Thursday, April 12, 2018

The world needs a new flavour of SOSS!

Yes, you don't what the acronym SOSS means, because I just made it up. SOSS stands for Standard Open Simple Spatial format.

It's crazy that in the 21st century the most common de facto standard spatial format is based on 30-year old technology, is proprietary, and has silly limitations such as 11-character uppercase attribute names.

I'm talking, of course, about shapefiles.

Surely we can do better than this?!

Now there are actually a few things that shapefiles get right. For instance, the shapefile's simplistic tabular data model gets two full marks for being - simple and tabular! Hierarchical data models are very cool and highly expressive, but overkill and too complex for 80% of the use cases out there.

Another useful feature of shapefiles is that they store floating point data with full precision - i.e. in binary. Representing binary floating point numbers as textual decimal values is inherently lossy, and causes all kinds of subtle and annoying problems. (I'm always surprised that this doesn't crop up more often as a serious limitation of GML.)

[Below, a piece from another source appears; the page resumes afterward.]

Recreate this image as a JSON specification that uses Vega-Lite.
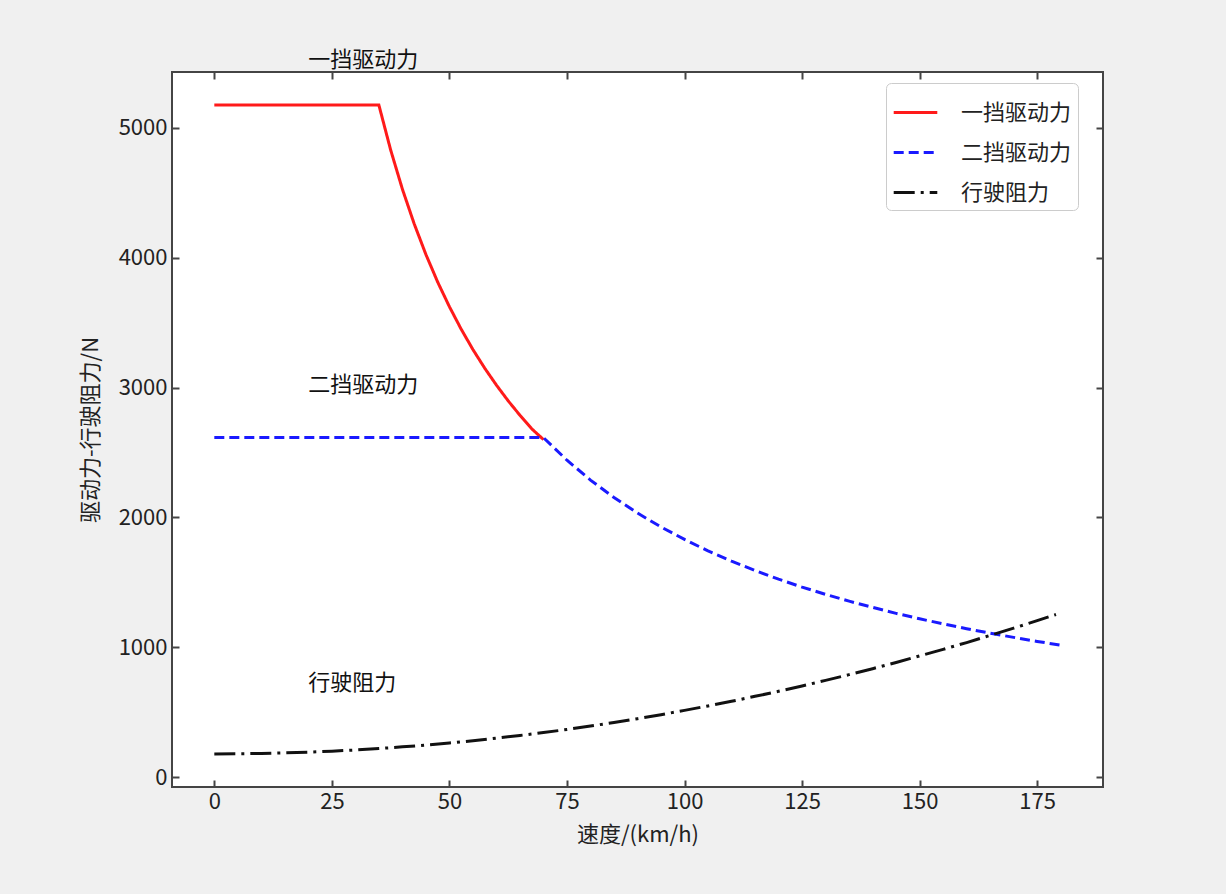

So what are the current leading contenders for a SOSS format? Here's an opinionated list, with pros and cons

Format Pro Con
Shapefile tabular, lossless numerics proprietary, antiquated, limited
GML complex to model and parse, lossy numerics, poor schema handling open, flexible
KML proprietary, lossy, limited attribute handling, designed for presentation relatively simple, well documented
GeoRSS not appropriate as a full-featured SOSS, lossy
GeoJSON too tied to Javascript, lossy, no schema standard
YAML needs a spatial profile

Conspicuous by its absence on this list is XML. In fact XML is a meta-format, not a format. To utilize XML would require defining an appropriate profile (which would need to be highly restricted to meet the criteria of simple). The major drawback of XML is that specifying the profile almost inevitably drags one into the mind-bending hell of XML Schema. (There are other schema languages, such as RelaxNG, but they involve similar complexity and have even less traction).

There's also more esoteric formats such as NetCDF, but it fails the simplicity test, and it's unclear how well it supports Geometry types.